Pick out all lines in the listing holding the string "that" and copy them.

### STORED DATA:
····················
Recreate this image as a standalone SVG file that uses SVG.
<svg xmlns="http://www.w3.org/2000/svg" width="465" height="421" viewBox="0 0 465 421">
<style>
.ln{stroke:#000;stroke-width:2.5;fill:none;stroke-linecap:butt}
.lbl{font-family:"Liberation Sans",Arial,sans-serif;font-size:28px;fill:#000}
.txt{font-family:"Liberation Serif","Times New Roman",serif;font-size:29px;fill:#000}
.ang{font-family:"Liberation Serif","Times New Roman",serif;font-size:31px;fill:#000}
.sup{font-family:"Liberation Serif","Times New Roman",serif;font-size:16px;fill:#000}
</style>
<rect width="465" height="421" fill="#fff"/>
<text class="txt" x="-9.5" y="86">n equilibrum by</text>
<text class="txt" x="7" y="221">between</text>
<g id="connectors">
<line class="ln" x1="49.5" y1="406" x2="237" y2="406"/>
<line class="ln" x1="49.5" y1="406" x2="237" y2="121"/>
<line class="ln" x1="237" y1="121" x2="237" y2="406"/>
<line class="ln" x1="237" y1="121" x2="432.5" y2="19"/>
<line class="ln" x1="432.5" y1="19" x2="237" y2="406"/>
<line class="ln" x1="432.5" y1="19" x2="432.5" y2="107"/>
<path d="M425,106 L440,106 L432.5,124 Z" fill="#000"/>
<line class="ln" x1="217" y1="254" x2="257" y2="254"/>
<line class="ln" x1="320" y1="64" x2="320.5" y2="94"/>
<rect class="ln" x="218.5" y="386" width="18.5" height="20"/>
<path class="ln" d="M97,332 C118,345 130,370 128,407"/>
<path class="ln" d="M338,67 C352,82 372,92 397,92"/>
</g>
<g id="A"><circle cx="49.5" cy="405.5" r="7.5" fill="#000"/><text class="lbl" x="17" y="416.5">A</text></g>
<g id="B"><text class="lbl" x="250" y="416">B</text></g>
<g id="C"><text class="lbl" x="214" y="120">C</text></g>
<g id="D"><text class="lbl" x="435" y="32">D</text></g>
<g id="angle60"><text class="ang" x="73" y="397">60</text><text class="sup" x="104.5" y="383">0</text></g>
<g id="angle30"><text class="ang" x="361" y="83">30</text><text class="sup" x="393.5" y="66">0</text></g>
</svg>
····················
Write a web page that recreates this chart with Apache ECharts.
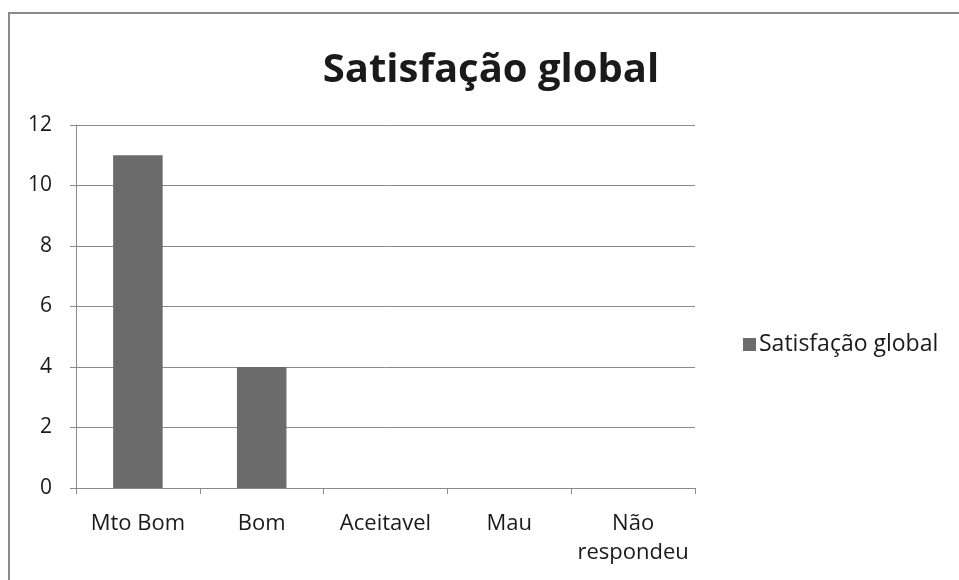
····················
### FINISHED EXERCISE:
Recreate this image as a standalone SVG file that uses SVG.
Write a web page that recreates this chart with Apache ECharts.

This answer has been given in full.